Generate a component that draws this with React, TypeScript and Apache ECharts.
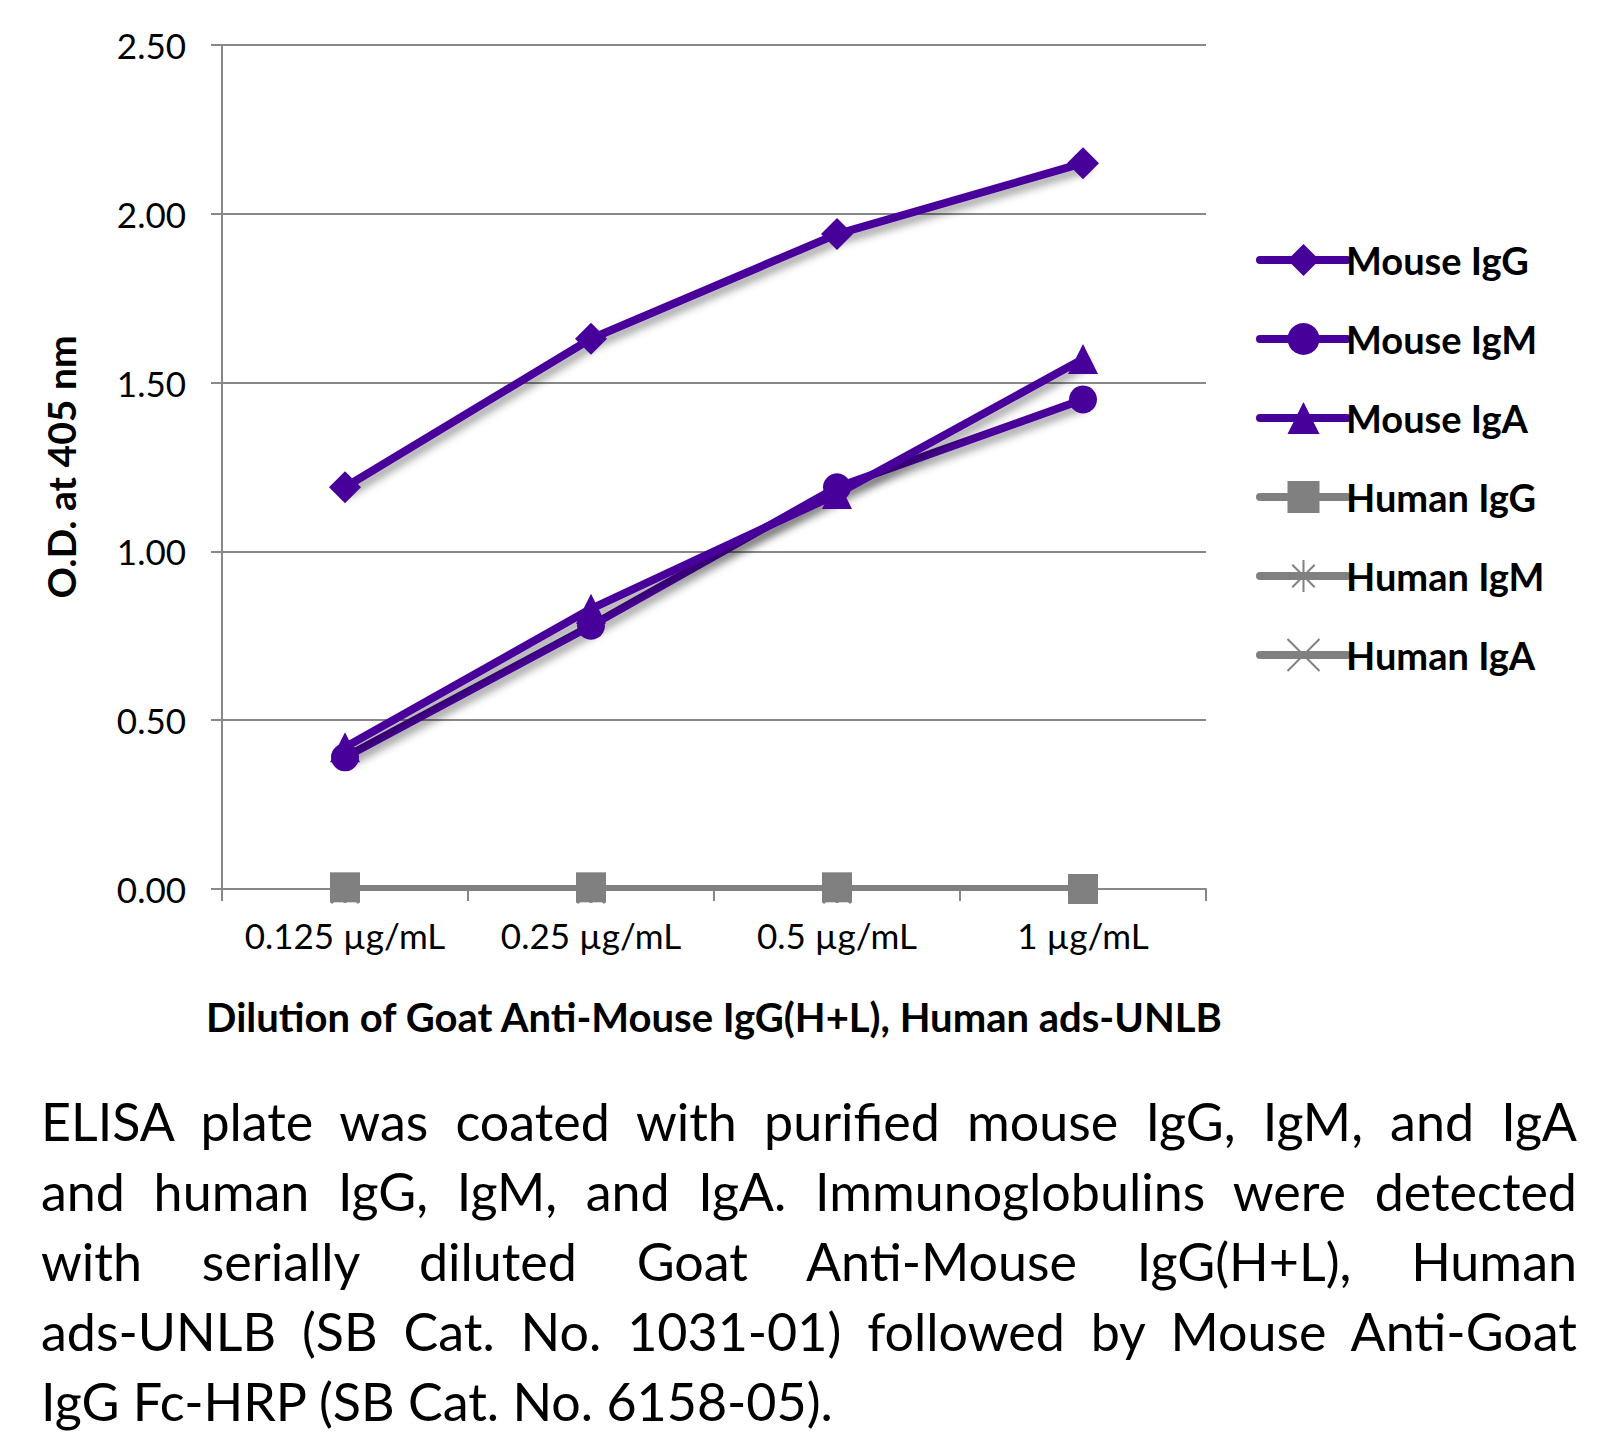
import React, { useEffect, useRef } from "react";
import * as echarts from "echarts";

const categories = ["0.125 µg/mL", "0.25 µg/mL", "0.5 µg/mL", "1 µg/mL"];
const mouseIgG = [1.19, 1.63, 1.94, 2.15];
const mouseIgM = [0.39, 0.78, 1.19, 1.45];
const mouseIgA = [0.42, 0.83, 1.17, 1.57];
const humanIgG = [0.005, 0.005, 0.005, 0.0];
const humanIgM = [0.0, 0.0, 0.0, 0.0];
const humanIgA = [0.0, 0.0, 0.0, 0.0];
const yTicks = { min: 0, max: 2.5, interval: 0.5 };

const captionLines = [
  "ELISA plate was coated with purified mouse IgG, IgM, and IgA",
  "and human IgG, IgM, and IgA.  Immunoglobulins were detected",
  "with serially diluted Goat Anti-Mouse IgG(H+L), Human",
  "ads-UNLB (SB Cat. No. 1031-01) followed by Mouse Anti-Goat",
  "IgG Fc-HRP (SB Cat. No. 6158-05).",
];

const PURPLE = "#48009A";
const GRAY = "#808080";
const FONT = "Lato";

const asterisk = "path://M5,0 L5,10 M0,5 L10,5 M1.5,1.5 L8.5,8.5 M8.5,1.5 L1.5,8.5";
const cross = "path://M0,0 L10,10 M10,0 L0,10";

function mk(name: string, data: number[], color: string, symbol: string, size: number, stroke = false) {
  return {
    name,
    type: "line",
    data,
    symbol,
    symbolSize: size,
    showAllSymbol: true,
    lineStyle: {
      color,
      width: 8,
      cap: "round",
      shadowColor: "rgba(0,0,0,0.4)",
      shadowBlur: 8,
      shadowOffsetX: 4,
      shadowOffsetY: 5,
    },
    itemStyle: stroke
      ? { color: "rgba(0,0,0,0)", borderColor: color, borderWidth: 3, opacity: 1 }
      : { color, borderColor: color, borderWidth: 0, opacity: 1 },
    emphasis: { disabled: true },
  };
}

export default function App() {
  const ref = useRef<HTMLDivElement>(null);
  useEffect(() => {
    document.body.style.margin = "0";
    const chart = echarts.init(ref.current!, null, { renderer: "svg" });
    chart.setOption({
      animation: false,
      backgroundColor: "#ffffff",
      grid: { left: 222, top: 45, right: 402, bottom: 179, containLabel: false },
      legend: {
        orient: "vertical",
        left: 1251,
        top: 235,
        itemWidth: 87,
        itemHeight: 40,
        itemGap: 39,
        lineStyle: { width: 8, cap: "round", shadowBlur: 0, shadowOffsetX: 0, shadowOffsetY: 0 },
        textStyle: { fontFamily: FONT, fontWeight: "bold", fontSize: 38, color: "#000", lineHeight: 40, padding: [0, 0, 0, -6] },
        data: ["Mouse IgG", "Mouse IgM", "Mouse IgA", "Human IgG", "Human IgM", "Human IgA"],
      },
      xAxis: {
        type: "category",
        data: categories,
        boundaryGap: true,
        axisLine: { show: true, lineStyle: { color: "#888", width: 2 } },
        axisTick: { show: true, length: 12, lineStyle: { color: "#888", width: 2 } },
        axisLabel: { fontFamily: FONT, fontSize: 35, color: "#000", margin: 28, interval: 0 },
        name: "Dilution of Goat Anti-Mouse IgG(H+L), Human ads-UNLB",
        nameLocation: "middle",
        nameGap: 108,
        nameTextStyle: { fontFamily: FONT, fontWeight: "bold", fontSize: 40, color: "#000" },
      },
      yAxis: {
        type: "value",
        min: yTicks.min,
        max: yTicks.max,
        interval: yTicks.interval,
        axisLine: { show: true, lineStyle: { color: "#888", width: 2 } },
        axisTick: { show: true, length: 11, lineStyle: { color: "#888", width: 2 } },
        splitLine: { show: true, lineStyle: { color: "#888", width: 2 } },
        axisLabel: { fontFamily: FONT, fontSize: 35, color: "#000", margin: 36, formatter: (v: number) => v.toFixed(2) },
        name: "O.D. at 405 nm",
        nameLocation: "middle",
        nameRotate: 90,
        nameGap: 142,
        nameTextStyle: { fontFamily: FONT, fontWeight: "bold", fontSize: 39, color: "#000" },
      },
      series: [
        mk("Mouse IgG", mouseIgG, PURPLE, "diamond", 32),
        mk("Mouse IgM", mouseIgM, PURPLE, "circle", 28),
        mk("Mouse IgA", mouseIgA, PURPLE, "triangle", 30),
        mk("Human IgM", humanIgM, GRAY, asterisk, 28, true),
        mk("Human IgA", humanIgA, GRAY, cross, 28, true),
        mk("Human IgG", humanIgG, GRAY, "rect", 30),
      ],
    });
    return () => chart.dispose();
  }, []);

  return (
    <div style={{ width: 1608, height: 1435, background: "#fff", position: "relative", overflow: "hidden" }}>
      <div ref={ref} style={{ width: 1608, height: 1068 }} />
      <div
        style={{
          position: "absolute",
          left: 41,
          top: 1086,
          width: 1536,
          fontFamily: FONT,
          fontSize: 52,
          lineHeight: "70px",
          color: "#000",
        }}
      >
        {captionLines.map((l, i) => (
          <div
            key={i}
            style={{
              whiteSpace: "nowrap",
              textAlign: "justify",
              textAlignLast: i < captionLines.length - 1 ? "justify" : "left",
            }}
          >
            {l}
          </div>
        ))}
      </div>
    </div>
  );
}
#####
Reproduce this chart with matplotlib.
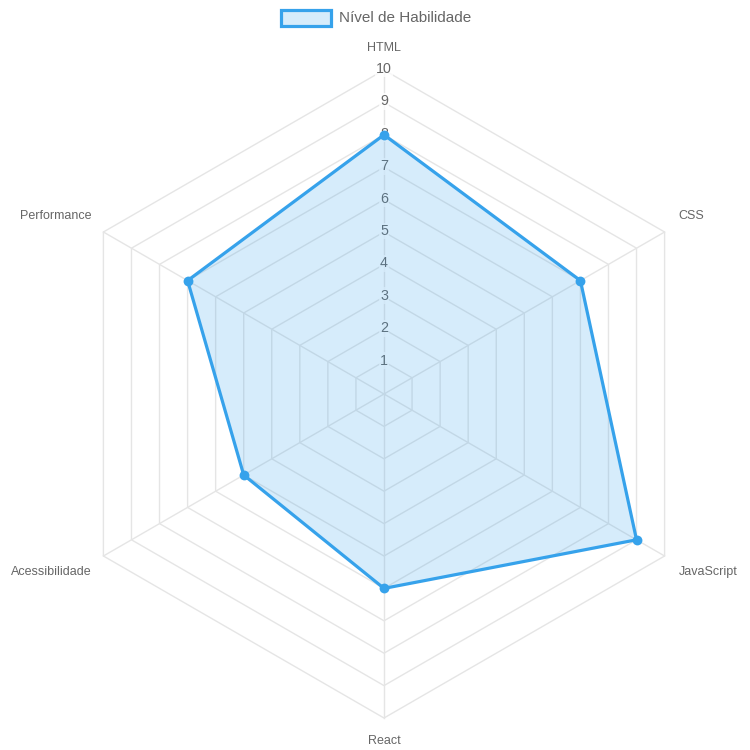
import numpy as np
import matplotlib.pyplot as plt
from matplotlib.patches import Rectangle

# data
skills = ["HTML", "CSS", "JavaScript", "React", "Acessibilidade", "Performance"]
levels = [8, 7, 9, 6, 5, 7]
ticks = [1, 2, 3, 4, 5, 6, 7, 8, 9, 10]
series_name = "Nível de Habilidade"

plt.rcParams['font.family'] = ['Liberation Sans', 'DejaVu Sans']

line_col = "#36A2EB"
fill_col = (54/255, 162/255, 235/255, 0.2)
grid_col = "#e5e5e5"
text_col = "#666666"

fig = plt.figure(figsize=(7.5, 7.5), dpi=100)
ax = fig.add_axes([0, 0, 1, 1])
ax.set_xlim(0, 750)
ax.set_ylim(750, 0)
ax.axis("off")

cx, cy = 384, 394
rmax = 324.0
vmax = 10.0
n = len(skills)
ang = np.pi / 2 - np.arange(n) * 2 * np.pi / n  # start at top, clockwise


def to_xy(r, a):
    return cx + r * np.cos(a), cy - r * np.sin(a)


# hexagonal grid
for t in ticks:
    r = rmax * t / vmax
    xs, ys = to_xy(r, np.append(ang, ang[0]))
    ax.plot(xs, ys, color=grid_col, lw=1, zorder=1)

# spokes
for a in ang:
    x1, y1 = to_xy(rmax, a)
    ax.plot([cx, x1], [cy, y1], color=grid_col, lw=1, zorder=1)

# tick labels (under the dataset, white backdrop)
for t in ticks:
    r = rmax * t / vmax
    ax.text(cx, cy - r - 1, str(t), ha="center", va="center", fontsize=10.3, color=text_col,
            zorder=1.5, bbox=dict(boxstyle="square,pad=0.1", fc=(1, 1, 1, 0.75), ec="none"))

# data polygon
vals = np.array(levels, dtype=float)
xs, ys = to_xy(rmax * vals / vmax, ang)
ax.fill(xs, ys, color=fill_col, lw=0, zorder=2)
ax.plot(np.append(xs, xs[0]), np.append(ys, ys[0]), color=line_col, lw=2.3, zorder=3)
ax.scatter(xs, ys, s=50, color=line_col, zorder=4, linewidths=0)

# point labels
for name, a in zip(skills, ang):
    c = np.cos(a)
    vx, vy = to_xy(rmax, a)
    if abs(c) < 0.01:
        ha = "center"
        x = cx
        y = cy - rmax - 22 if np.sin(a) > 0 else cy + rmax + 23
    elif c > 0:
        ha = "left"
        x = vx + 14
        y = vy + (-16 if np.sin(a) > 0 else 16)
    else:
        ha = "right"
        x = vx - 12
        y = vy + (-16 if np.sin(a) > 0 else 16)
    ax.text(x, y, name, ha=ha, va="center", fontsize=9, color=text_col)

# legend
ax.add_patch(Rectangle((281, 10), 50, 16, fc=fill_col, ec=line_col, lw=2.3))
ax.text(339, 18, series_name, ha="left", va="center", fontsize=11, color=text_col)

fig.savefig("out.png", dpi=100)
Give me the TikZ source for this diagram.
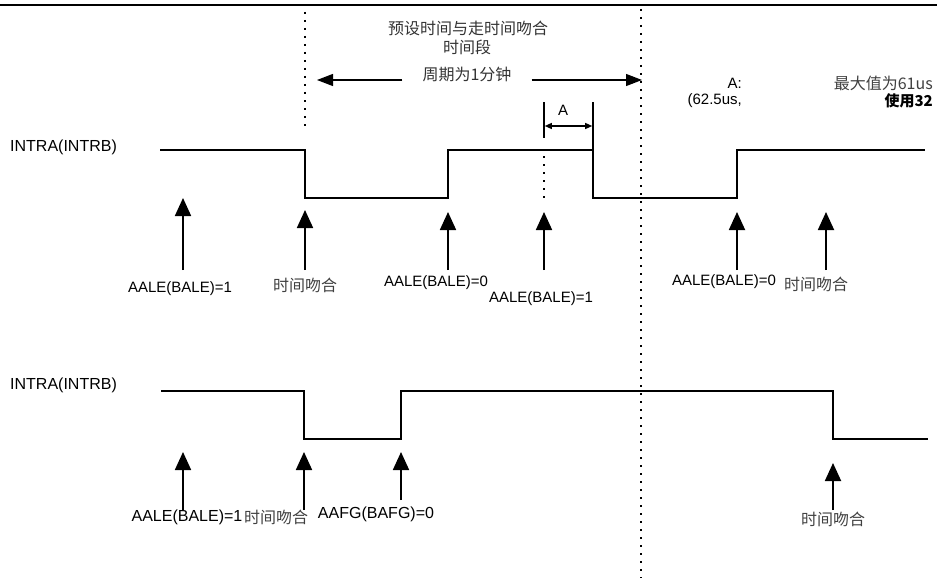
#####
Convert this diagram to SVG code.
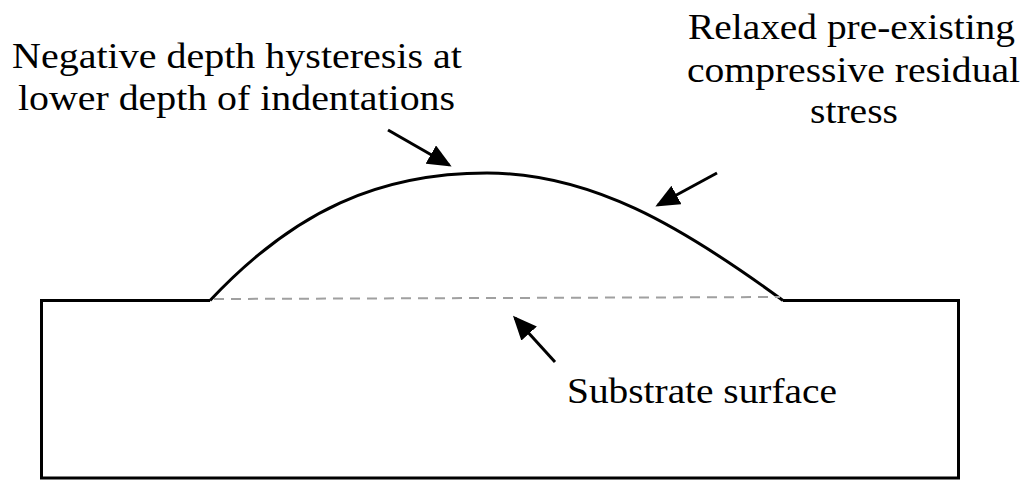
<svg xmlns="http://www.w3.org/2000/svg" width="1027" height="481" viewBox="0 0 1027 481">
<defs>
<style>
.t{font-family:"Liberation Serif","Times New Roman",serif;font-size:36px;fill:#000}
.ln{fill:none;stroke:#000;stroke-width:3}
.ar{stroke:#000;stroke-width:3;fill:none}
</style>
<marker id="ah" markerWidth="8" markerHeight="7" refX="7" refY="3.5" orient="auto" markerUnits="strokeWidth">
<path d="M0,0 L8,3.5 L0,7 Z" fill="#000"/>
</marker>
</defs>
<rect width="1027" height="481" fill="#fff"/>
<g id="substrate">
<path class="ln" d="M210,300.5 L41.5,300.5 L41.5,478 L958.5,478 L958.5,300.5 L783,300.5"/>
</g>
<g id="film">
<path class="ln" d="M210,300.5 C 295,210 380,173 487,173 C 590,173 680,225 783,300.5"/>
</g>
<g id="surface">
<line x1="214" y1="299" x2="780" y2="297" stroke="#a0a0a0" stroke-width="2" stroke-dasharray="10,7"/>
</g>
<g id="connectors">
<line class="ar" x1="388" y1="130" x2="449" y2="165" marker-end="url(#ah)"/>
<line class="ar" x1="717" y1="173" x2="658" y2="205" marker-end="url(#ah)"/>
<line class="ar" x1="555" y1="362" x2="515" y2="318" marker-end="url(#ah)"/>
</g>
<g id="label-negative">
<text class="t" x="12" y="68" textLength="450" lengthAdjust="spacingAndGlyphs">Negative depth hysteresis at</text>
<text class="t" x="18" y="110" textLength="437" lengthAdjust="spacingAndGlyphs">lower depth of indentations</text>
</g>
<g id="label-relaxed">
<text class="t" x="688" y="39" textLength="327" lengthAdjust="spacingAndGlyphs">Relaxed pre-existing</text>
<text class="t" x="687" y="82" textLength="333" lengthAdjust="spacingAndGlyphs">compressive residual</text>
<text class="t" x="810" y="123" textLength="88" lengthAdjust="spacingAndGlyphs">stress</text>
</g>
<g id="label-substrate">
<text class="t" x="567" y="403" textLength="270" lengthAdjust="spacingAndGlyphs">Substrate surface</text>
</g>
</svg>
#####
CHALLENGE -> Looking at the records above, work out how many lines include the string "this". Give the number and nothing else.

PROBLEM SOLUTION -> 4